Он идет два часа. Первый час — путь немцев от границы Советского Союза до Бабьего Яра. Ровно посередине — кульминация: черный экран с текстом Василия Гроссмана, из его эссе «Украина без евреев», так и не напечатанного по‑русски полностью. Лозница получил его сначала — благодаря адвокатам, занимающимся наследием писателя, — по‑английски, а только потом на языке оригинала.

«Все убиты, много сотен тысяч — миллион евреев на Украине. Это не смерть на войне с оружием в руках, смерть людей, где‑то оставивших дом, семью, поле, песни, книги, традиции, историю. Это убийство народа, убийство дома, семьи, книги, веры. Это убийство древа жизни, это смерть корней, не только ветвей и листьев. Это убийство души и тела народа, убийство великого трудового опыта, накопленного тысячами умных, талантливых мастеров своего дела и интеллигентов в течение долгих поколений. Это убийство народной морали, традиций, веселых народных преданий, переходящих от дедов к внукам. Это убийство воспоминаний и грустных песен, народной поэзии о веселой и горькой жизни. Это разрушение домашних гнезд и кладбищ.
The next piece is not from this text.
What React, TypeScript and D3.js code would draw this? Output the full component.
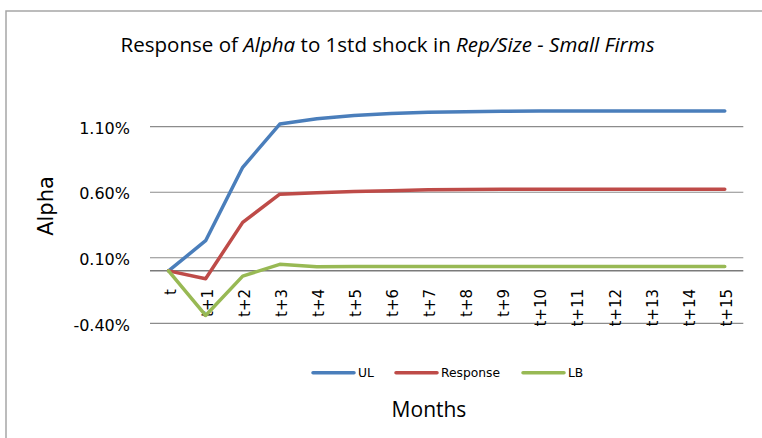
import React, { useEffect, useRef } from "react";
import * as d3 from "d3";

const months = ["t", "t+1", "t+2", "t+3", "t+4", "t+5", "t+6", "t+7", "t+8", "t+9", "t+10", "t+11", "t+12", "t+13", "t+14", "t+15"];
const ul = [0, 0.23, 0.79, 1.12, 1.16, 1.185, 1.2, 1.21, 1.215, 1.218, 1.22, 1.22, 1.22, 1.22, 1.22, 1.22];
const response = [0, -0.06, 0.37, 0.585, 0.596, 0.605, 0.612, 0.618, 0.621, 0.622, 0.623, 0.623, 0.623, 0.623, 0.623, 0.623];
const lb = [0, -0.34, -0.04, 0.05, 0.032, 0.034, 0.034, 0.034, 0.034, 0.034, 0.033, 0.033, 0.033, 0.033, 0.033, 0.033];
const yTicks = [-0.4, 0.1, 0.6, 1.1];

const series = [
  { name: "UL", values: ul, color: "#4a7ebb" },
  { name: "Response", values: response, color: "#be4b48" },
  { name: "LB", values: lb, color: "#98b954" },
];

const sans = "'DejaVu Sans', sans-serif";
const open = "'Open Sans', sans-serif";

export default function App() {
  const svgRef = useRef<SVGSVGElement>(null);

  useEffect(() => {
    const svg = d3.select(svgRef.current);
    svg.selectAll("*").remove();

    // outer chart frame (right/bottom edges fall outside the picture)
    svg.append("rect")
      .attr("x", 6).attr("y", 11)
      .attr("width", 820).attr("height", 500)
      .attr("fill", "none")
      .attr("stroke", "#a6a6a6")
      .attr("stroke-width", 1.5);

    const x = d3.scalePoint<string>().domain(months).range([150, 743.3]).padding(0.5);
    const y = d3.scaleLinear().domain([-0.4, 1.1]).range([323.3, 126.7]);

    // gridlines
    svg.append("g")
      .selectAll("line")
      .data(yTicks)
      .join("line")
      .attr("x1", 150).attr("x2", 743.3)
      .attr("y1", d => y(d)).attr("y2", d => y(d))
      .attr("stroke", "#8c8c8c")
      .attr("stroke-width", 1.2);

    // y tick labels (plain hyphen for negatives, like Excel)
    svg.append("g")
      .selectAll("text")
      .data(yTicks)
      .join("text")
      .attr("x", 130)
      .attr("y", d => y(d) + 1.5)
      .attr("dy", "0.36em")
      .attr("text-anchor", "end")
      .attr("font-family", sans)
      .attr("font-size", 16)
      .attr("fill", "#000")
      .text(d => d.toFixed(2) + "%");

    // zero axis line
    svg.append("line")
      .attr("x1", 150).attr("x2", 743.3)
      .attr("y1", y(0)).attr("y2", y(0))
      .attr("stroke", "#7a7a7a")
      .attr("stroke-width", 1.5);

    // category labels, rotated
    svg.append("g")
      .selectAll("text")
      .data(months)
      .join("text")
      .attr("transform", d => `translate(${x(d)! + 7},289) rotate(-90)`)
      .attr("text-anchor", "end")
      .attr("font-family", sans)
      .attr("font-size", 15)
      .attr("fill", "#000")
      .text(d => d);

    // series lines
    const line = d3.line<number>()
      .x((_, i) => x(months[i])!)
      .y(d => y(d));

    svg.append("g")
      .selectAll("path")
      .data(series)
      .join("path")
      .attr("d", d => line(d.values))
      .attr("fill", "none")
      .attr("stroke", d => d.color)
      .attr("stroke-width", 3.5)
      .attr("stroke-linejoin", "round")
      .attr("stroke-linecap", "round");

    // title
    const title = svg.append("text")
      .attr("x", 120.5).attr("y", 51.5)
      .attr("font-family", open)
      .attr("font-size", 20.5)
      .attr("textLength", 534)
      .attr("lengthAdjust", "spacingAndGlyphs")
      .attr("fill", "#000");
    const parts: [string, boolean][] = [
      ["Response of ", false], ["Alpha", true], [" to 1std shock in ", false],
      ["Rep/Size - Small Firms", true],
    ];
    parts.forEach(([t, it]) => {
      title.append("tspan").attr("font-style", it ? "italic" : "normal").text(t);
    });

    // y axis title
    svg.append("text")
      .attr("transform", "translate(53,206) rotate(-90)")
      .attr("text-anchor", "middle")
      .attr("font-family", sans)
      .attr("font-size", 21)
      .attr("fill", "#000")
      .text("Alpha");

    // legend
    const legendX = [313, 396, 523];
    const lg = svg.append("g")
      .selectAll("g")
      .data(series)
      .join("g")
      .attr("transform", (_, i) => `translate(${legendX[i]},372.7)`);
    lg.append("line")
      .attr("x1", 0).attr("x2", 41)
      .attr("stroke", d => d.color)
      .attr("stroke-width", 3.5)
      .attr("stroke-linecap", "round");
    lg.append("text")
      .attr("x", 45)
      .attr("dy", "0.36em")
      .attr("font-family", sans)
      .attr("font-size", 12.3)
      .attr("fill", "#000")
      .text(d => d.name);

    // x axis title
    svg.append("text")
      .attr("x", 429).attr("y", 416.7)
      .attr("text-anchor", "middle")
      .attr("font-family", open)
      .attr("font-size", 21)
      .attr("fill", "#000")
      .text("Months");
  }, []);

  return (
    <svg
      ref={svgRef}
      width={762}
      height={438}
      style={{ position: "absolute", left: 0, top: 0, background: "#fff" }}
    />
  );
}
Это уничтожение народа, который столетиями жил по соседству с украинским народом, вместе с ним трудился, деля радость и горе на одной и той же земле».

После Гроссмана парабола фильма — и истории — идет почти симметрично вниз: снова девушки в вышиванках приветствуют генералов, только уже советских, снова меняют местами портреты, снова казнь — только теперь нацистов, причастных к Бабьему Яру: в январе 1946 года на разрушенном Майдане (тогда площади Калинина) установили многоместную виселицу, и 200‑тысячная толпа собралась посмотреть на последнюю в СССР публичную казнь. А дальше все покрылось болотом забвения, в течение многих десятилетий скрывавшего трагедию. И не одну, а все трагедии гиблого места — и убийства 1941 года, начиная с расстрела 752 пациентов психиатрической больницы, и сожжение в 1943‑м трупов советскими военнопленными — их потом тоже расстреляли, и гибель пяти цыганских таборов, и предсказанная в фильме куреневская катастрофа 1961 года, когда пульпа из оврага Бабьего Яра размыла дамбу и затопила возведенный в 1952‑м по соседству район.